The world’s most powerful central bank hasn’t hiked rates in about a decade, and analysts as well as investors didn’t expect a surprise from the two-day policy meeting of the rate-setting Federal Open Market Committee (FOMC).
In a statement released Wednesday, the Fed said it was still monitoring economic and financial developments abroad, but would leave its benchmark interest rate unchanged at close to zero percent.
It did not, however, repeat that global risks would have a likely impact on the US economy, as it had warned at its last meeting in September.
The FOMC also noted that US job growth had slowed and the unemployment rate had held steady, saying that “underutilization of labor resources has diminished.”
“The committee continues to see the risks to the outlook for economic activity and the labor market as nearly balanced,” the Fed said.

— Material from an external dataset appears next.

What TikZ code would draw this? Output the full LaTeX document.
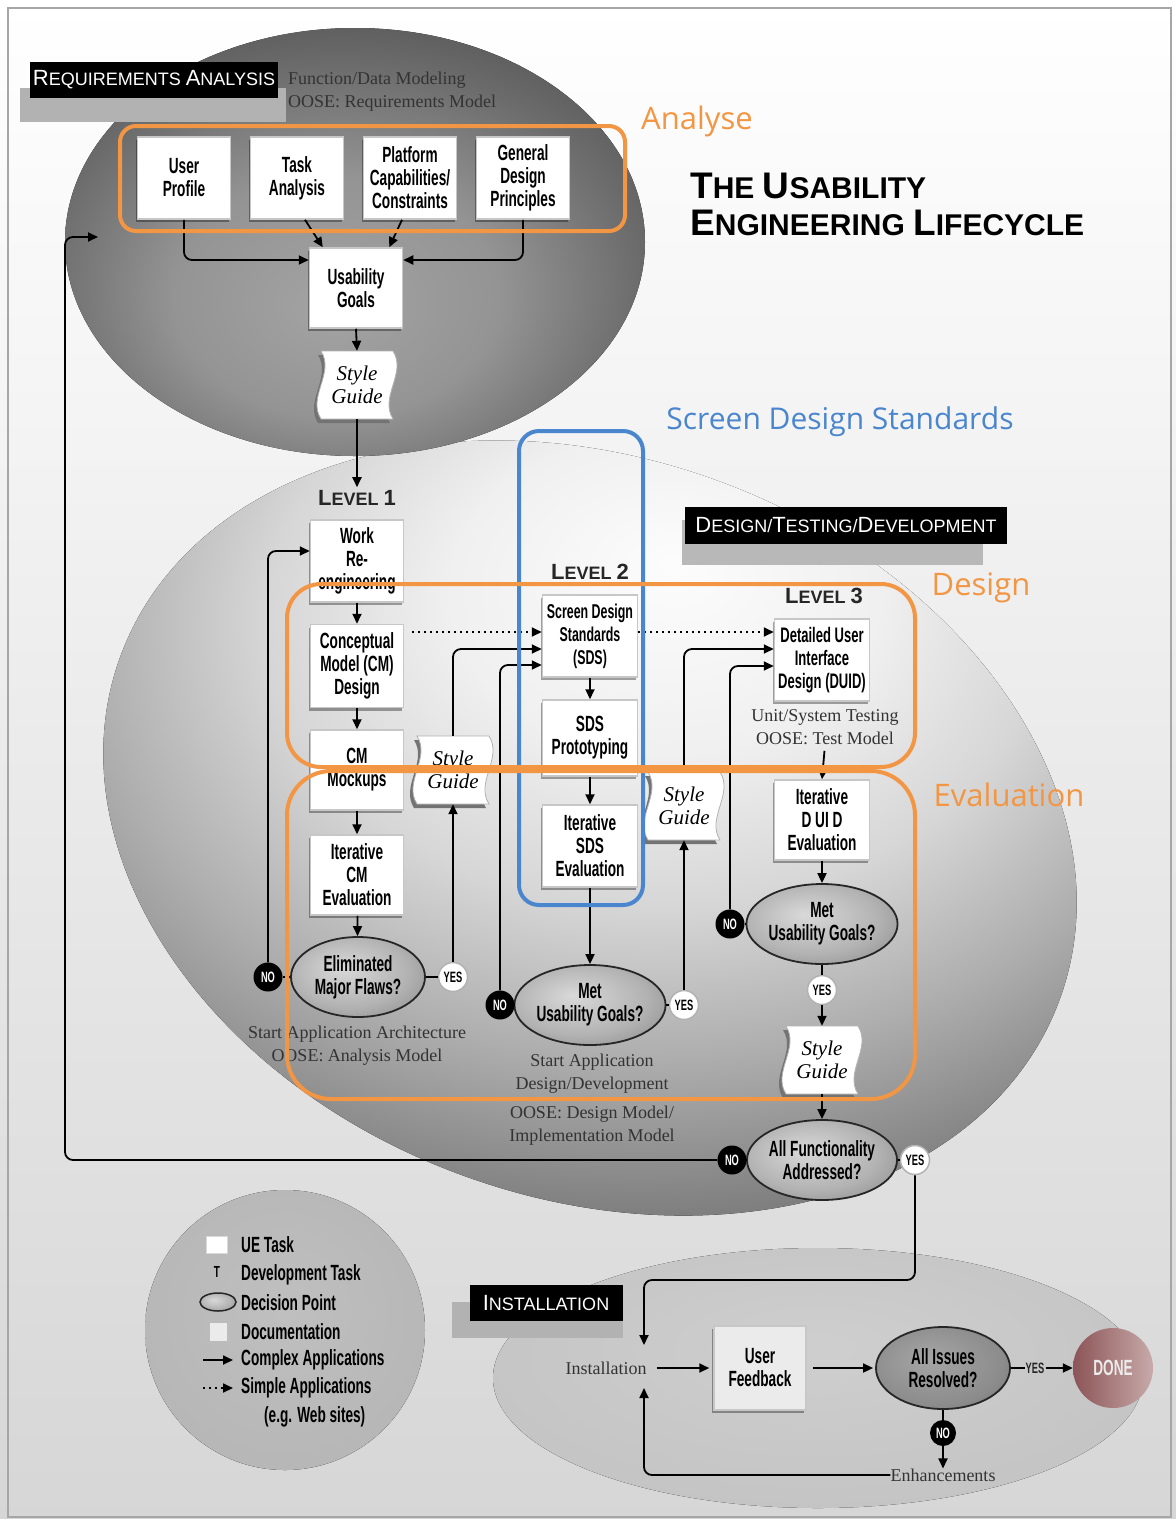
\documentclass[tikz,border=0pt]{standalone}
\usepackage{fontspec}
\setmainfont{Liberation Serif}
\newfontfamily\condsans[FakeStretch=0.62]{Liberation Sans}
\newfontfamily\labelsans{Liberation Sans}
\newfontfamily\markfont{Open Sans}
\usetikzlibrary{arrows.meta,shadows,shapes.geometric}

\definecolor{hlOrange}{RGB}{242,150,68}
\definecolor{hlBlue}{RGB}{74,134,206}
\definecolor{doneDark}{RGB}{140,84,86}
\definecolor{doneLight}{RGB}{200,170,170}

% sphere and decision fills
\pgfdeclareradialshading{reqsphere}{\pgfpoint{-2bp}{-8bp}}{color(0bp)=(black!36); color(14bp)=(black!42); color(26bp)=(black!58); color(36bp)=(black!70); color(70bp)=(black!74)}
\pgfdeclareradialshading{dtdsphere}{\pgfpoint{4bp}{14bp}}{color(0bp)=(black!1); color(10bp)=(black!6); color(18bp)=(black!16); color(26bp)=(black!32); color(34bp)=(black!50); color(42bp)=(black!60); color(75bp)=(black!64)}
\pgfdeclareradialshading{legsphere}{\pgfpoint{0bp}{4bp}}{color(0bp)=(black!25); color(40bp)=(black!30); color(50bp)=(black!34); color(70bp)=(black!34)}
\pgfdeclareradialshading{instsphere}{\pgfpoint{0bp}{6bp}}{color(0bp)=(black!19); color(35bp)=(black!24); color(50bp)=(black!33); color(70bp)=(black!33)}
\pgfdeclareradialshading{decisionfill}{\pgfpoint{-6bp}{6bp}}{color(0bp)=(black!15); color(22bp)=(black!30); color(50bp)=(black!60)}
\pgfdeclareradialshading{issuefill}{\pgfpoint{-6bp}{6bp}}{color(0bp)=(black!35); color(25bp)=(black!45); color(50bp)=(black!65)}

\newcommand\initcap[1]{{\fontsize{22}{22}\selectfont #1}}
\newcommand\titlecap[1]{{\fontsize{37}{37}\selectfont #1}}

% wavy documentation sheet with its label node
\newcommand\styleguide[3]{%
  \begin{scope}[shift={(#2,#3)}]
    \fill[black!55] (-39,-30) -- (33,-30) .. controls (47,-8) and (19,16) .. (33,38) -- (-39,38) .. controls (-53,16) and (-25,-8) .. (-39,-30) -- cycle;
    \filldraw[fill=white, draw=black!30, line width=0.8pt] (-36,-34) -- (36,-34) .. controls (50,-12) and (22,12) .. (36,34) -- (-36,34) .. controls (-50,12) and (-22,-12) .. (-36,-34) -- cycle;
  \end{scope}
  \node[sgtext] (#1) at (#2,#3) {Style\\Guide};
}

\begin{document}
\begin{tikzpicture}[x=1pt, y=-1pt,
  >={Triangle[length=10pt,width=9pt]},
  task/.style={rectangle, fill=white, draw=black!22, line width=1.5pt, minimum width=93pt, minimum height=82pt, inner sep=1pt, align=center, font=\condsans\bfseries\fontsize{22}{23}\selectfont, drop shadow={shadow xshift=-2pt, shadow yshift=-3pt, fill=black, opacity=0.35}},
  decision/.style={ellipse, draw=black!85, line width=1.8pt, minimum width=134pt, minimum height=80pt, inner sep=0pt, align=center, shading=decisionfill, font=\condsans\bfseries\fontsize{22}{23}\selectfont},
  nomark/.style={circle, fill=black, text=white, minimum size=29pt, inner sep=0pt, font=\condsans\bfseries\fontsize{15}{15}\selectfont},
  yesmark/.style={circle, fill=white, draw=black!30, line width=1.5pt, minimum size=29pt, inner sep=0pt, font=\condsans\bfseries\fontsize{15}{15}\selectfont},
  sgtext/.style={rectangle, minimum width=72pt, minimum height=68pt, inner sep=0pt, align=center, font=\itshape\fontsize{21}{23}\selectfont},
  phase/.style={rectangle, fill=black, text=white, inner sep=0pt, font=\labelsans\fontsize{18}{18}\selectfont},
  levelname/.style={font=\labelsans\bfseries\fontsize{18}{18}\selectfont, text=black!85, inner sep=0pt},
  note/.style={align=center, font=\fontsize{18}{23}\selectfont, text=black!80, inner sep=0pt},
  legendtext/.style={anchor=west, inner sep=0pt, font=\condsans\bfseries\fontsize{22}{22}\selectfont},
  flow/.style={->, line width=1.8pt, rounded corners=8pt},
  simpleflow/.style={->, line width=1.8pt, dash pattern=on 2pt off 4pt},
  link/.style={line width=1.8pt},
  hltext/.style={font=\markfont\fontsize{31}{31}\selectfont, inner sep=0pt}
]
\useasboundingbox (0,0) rectangle (1176,1519);

% page
\shade[top color=white, bottom color=black!16] (0,0) rectangle (1176,1519);

% phase spheres
\fill[shading=dtdsphere, rotate around={-20:(590,828)}] (590,828) ellipse [x radius=500pt, y radius=370pt];
\fill[shading=reqsphere] (355,242) ellipse [x radius=290pt, y radius=214pt];
\fill[shading=legsphere] (285,1330) circle [radius=140pt];
\fill[shading=instsphere] (818,1378) ellipse [x radius=325pt, y radius=130pt];

\draw[black!35, line width=1.5pt] (8,8) rectangle (1171,1517);

% phase labels
\fill[black!30] (20,88) rectangle (286,122);
\node[phase, minimum width=248pt, minimum height=36pt] (reqlbl) at (154,80) {\initcap{R}EQUIREMENTS \initcap{A}NALYSIS};
\node[note, anchor=west, align=left] (reqnote) at (288,92) {Function/Data Modeling\\OOSE: Requirements Model};

\fill[black!28] (682,520) rectangle (983,565);
\node[phase, minimum width=322pt, minimum height=37pt] (dtdlbl) at (846,525) {\initcap{D}ESIGN/\initcap{T}ESTING/\initcap{D}EVELOPMENT};

\fill[black!30] (452,1302) rectangle (623,1338);
\node[phase, minimum width=153pt, minimum height=36pt] (instlbl) at (546,1303) {\initcap{I}NSTALLATION};

\node[anchor=west, align=left, inner sep=0pt, font=\labelsans\bfseries\fontsize{30}{37}\selectfont] (title) at (690,204) {\titlecap{T}HE \titlecap{U}SABILITY\\\titlecap{E}NGINEERING \titlecap{L}IFECYCLE};

% requirements analysis
\node[task] (up) at (184,178) {User\\Profile};
\node[task] (ta) at (297,178) {Task\\Analysis};
\node[task] (pc) at (410,178) {Platform\\Capabilities/\\Constraints};
\node[task] (gdp) at (523,178) {General\\Design\\Principles};
\node[task, minimum height=80pt] (ug) at (356,288) {Usability\\Goals};
\styleguide{sgA}{357}{385}

\draw[flow] (up.south) |- ([yshift=28pt]ug.west);
\draw[flow] (gdp.south) |- ([yshift=28pt]ug.east);
\draw[flow] ([xshift=8pt]ta.south) -- ([xshift=14pt]ug.north west);
\draw[flow] ([xshift=-8pt]pc.south) -- ([xshift=-14pt]ug.north east);
\draw[flow] (ug.south) -- (sgA.north);

% level 1
\node[levelname] (lev1) at (357,498) {\initcap{L}EVEL \initcap{1}};
\node[task] (work) at (357,561) {Work\\Re-\\engineering};
\node[task, minimum height=83pt] (cm) at (357,666) {Conceptual\\Model (CM)\\Design};
\node[task, minimum height=80pt] (mock) at (357,770) {CM\\Mockups};
\node[task, minimum height=80pt] (icm) at (357,875) {Iterative\\CM\\Evaluation};
\node[decision] (elim) at (358,977) {Eliminated\\Major Flaws?};
\node[nomark] (noA) at (268,977) {NO};
\node[yesmark] (yesA) at (453,977) {YES};
\styleguide{sgB}{453}{770}
\node[note] (noteA) at (357,1046) {Start Application Architecture\\OOSE: Analysis Model};

\draw[flow, shorten >=3pt] (sgA.south) -- (lev1.north);
\draw[flow] (work) -- (cm);
\draw[flow] (cm) -- (mock);
\draw[flow] (mock) -- (icm);
\draw[flow] (icm) -- (elim);
\draw[link] (noA) -- (elim);
\draw[link] (elim) -- (yesA);
\draw[flow] (noA.north) |- ([yshift=10pt]work.west);
\draw[flow] (yesA.north) -- (sgB.south);

% level 2
\node[levelname] (lev2) at (590,572) {\initcap{L}EVEL \initcap{2}};
\node[task, minimum width=95pt, font=\condsans\bfseries\fontsize{20}{23}\selectfont] (sds) at (590,636) {Screen Design\\Standards\\(SDS)};
\node[task, minimum width=95pt, minimum height=76pt] (sdsp) at (590,738) {SDS\\Prototyping};
\node[task, minimum width=95pt] (isds) at (590,846) {Iterative\\SDS\\Evaluation};
\node[decision] (metA) at (590,1005) {Met\\Usability Goals?};
\node[nomark] (noB) at (500,1005) {NO};
\node[yesmark] (yesB) at (684,1005) {YES};
\styleguide{sgC}{684}{806}
\node[note] (noteB) at (592,1074) {Start Application\\Design/Development};
\node[note] (noteC) at (592,1126) {OOSE: Design Model/\\Implementation Model};

\draw[simpleflow, shorten <=8pt] ([yshift=34pt]cm.east) -- ([yshift=4pt]sds.west);
\draw[flow] (sgB.north) |- ([yshift=-13pt]sds.west);
\draw[flow] (noB.north) |- ([yshift=-29pt]sds.west);
\draw[flow] (sds) -- (sdsp);
\draw[flow] (sdsp) -- (isds);
\draw[flow] (isds) -- (metA);
\draw[link] (noB) -- (metA);
\draw[link] (metA) -- (yesB);
\draw[flow] (yesB.north) -- (sgC.south);

% level 3
\node[levelname] (lev3) at (824,596) {\initcap{L}EVEL \initcap{3}};
\node[task, minimum width=95pt, font=\condsans\bfseries\fontsize{21}{23}\selectfont] (duid) at (822,660) {Detailed User\\Interface\\Design (DUID)};
\node[note] (noteD) at (825,727) {Unit/System Testing\\OOSE: Test Model};
\node[task, minimum width=95pt, minimum height=80pt] (iduid) at (822,820) {Iterative\\D UI D\\Evaluation};
\node[decision] (metB) at (822,924) {Met\\Usability Goals?};
\node[nomark] (noC) at (730,924) {NO};
\node[yesmark] (yesC) at (822,990) {YES};
\styleguide{sgD}{822}{1060}
\node[decision] (allf) at (822,1160) {All Functionality\\Addressed?};
\node[nomark] (noD) at (732,1160) {NO};
\node[yesmark] (yesD) at (915,1160) {YES};

\draw[simpleflow] ([yshift=4pt]sds.east) -- ([yshift=28pt]duid.west);
\draw[flow] (sgC.north) |- ([yshift=11pt]duid.west);
\draw[flow] (noC.north) |- ([yshift=-6pt]duid.west);
\draw[flow, shorten <=6pt] (noteD.south) -- (iduid.north);
\draw[flow] (iduid) -- (metB);
\draw[link] (noC) -- (metB);
\draw[link] (metB) -- (yesC);
\draw[flow] (yesC) -- (sgD);
\draw[flow] (sgD) -- (allf);
\draw[link] (noD) -- (allf);
\draw[link] (allf) -- (yesD);
\coordinate (reentry) at (98,237);
\draw[flow] (noD.west) -| (65,237) -- (reentry);

% installation
\coordinate (injoin) at (644,1368);
\node[note] (inst) at (606,1368) {Installation};
\node[task, fill=black!8, minimum width=92pt, minimum height=84pt] (uf) at (760,1368) {User\\Feedback};
\node[decision, shading=issuefill, minimum height=82pt] (air) at (943,1368) {All Issues\\Resolved?};
\node[font=\condsans\bfseries\fontsize{15}{15}\selectfont, text=black!85, inner sep=1pt] (yesE) at (1035,1368) {YES};
\node[circle, minimum size=80pt, inner sep=0pt, left color=doneDark, right color=doneLight, text=black!8, font=\condsans\bfseries\fontsize{22}{22}\selectfont] (done) at (1113,1368) {DONE};
\node[nomark, minimum size=26pt] (noE) at (943,1433) {NO};
\node[note] (enh) at (943,1475) {Enhancements};

\draw[flow] (yesD.south) |- (644,1280) -- ([yshift=23pt]injoin);
\draw[flow] (enh.west) -| ([yshift=-20pt]injoin);
\draw[flow, shorten <=10pt, shorten >=4pt] (inst) -- (uf);
\draw[flow, shorten <=6pt, shorten >=2pt] (uf) -- (air);
\draw[link] (air) -- (yesE);
\draw[flow] (yesE) -- (done);
\draw[link] (air) -- (noE);
\draw[flow] (noE) -- (enh);

% legend
\node[fill=white, draw=black!15, minimum width=21pt, minimum height=17pt, inner sep=0pt] (keyTask) at (217,1245) {};
\node[legendtext] (keyTaskT) at (241,1245) {UE Task};
\node[font=\condsans\bfseries\fontsize{16}{16}\selectfont, inner sep=0pt] (keyDev) at (217,1272) {T};
\node[legendtext] (keyDevT) at (241,1275) {Development Task};
\node[ellipse, draw=black!85, line width=1.5pt, shading=decisionfill, minimum width=36pt, minimum height=18pt, inner sep=0pt] (keyDec) at (218,1302) {};
\node[legendtext] (keyDecT) at (241,1303) {Decision Point};
\node[fill=black!8, minimum width=17pt, minimum height=18pt, inner sep=0pt] (keyDoc) at (218,1332) {};
\node[legendtext] (keyDocT) at (241,1332) {Documentation};
\coordinate (keyCa) at (203,1360);
\coordinate (keyCb) at (233,1360);
\draw[flow] (keyCa) -- (keyCb);
\node[legendtext] (keyCxT) at (241,1360) {Complex Applications};
\coordinate (keySa) at (203,1388);
\coordinate (keySb) at (233,1388);
\draw[simpleflow] (keySa) -- (keySb);
\node[legendtext] (keySmT) at (241,1388) {Simple Applications};
\node[legendtext] (keyWebT) at (264,1417) {(e.g. Web sites)};

% highlighted groups
\draw[hlOrange, line width=4pt, rounded corners=16pt] (120,126) rectangle (625,231);
\node[hltext, text=hlOrange] (anaT) at (697,121) {Analyse};
\node[hltext, text=hlBlue, font=\markfont\fontsize{30}{30}\selectfont] (sdsT) at (840,422) {Screen Design Standards};
\draw[hlBlue, line width=4pt, rounded corners=20pt] (519,431) rectangle (643,905);
\draw[hlOrange, line width=4pt, rounded corners=34pt] (287,584) rectangle (915,767);
\node[hltext, text=hlOrange] (desT) at (981,588) {Design};
\draw[hlOrange, line width=4pt, rounded corners=44pt] (287,771) rectangle (915,1099);
\node[hltext, text=hlOrange] (evaT) at (1009,795) {Evaluation};
\end{tikzpicture}
\end{document}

A spate of dismal data on the US and global economies has ignited speculation the central bank will wait until 2016 to begin its “lift-off” from near-zero rates. September’s disappointing employment report showed non-farm payrolls had grown by only 142,000 in the month, casting doubt on the sustainability of the jobs recovery and undercutting the argument for a rate hike.
Not this year?
Most Fed policymakers have said they expect to raise rates in 2015, but two broke ranks with Yellen this month, questioning her view that labor market tightness will fuel inflation and overheat the economy.
Fed Governors Lael Brainard and Daniel Tarullo urged caution, arguing slower growth abroad could sap US economic strength and keep inflation too low. With Chicago Fed President Charles Evans, that puts three members of the FOMC in the “not-this-year” camp.
Compounding the situation, central banks from the eurozone to China are easing policy, keeping upward pressure on the dollar. A stronger dollar hurts American exporters and acts as a brake on inflation. That, in turn, is complicating Yellen’s job as she attempts to guide the Fed’s monetary policy, which involves seeking consensus within the FOMC.
Economists now expect Yellen’s scheduled public appearances in December, which will come after hiring data for October are released, may offer a better idea as to whether a hike will come at the Dec. 15-16 policy meeting – the last of the year.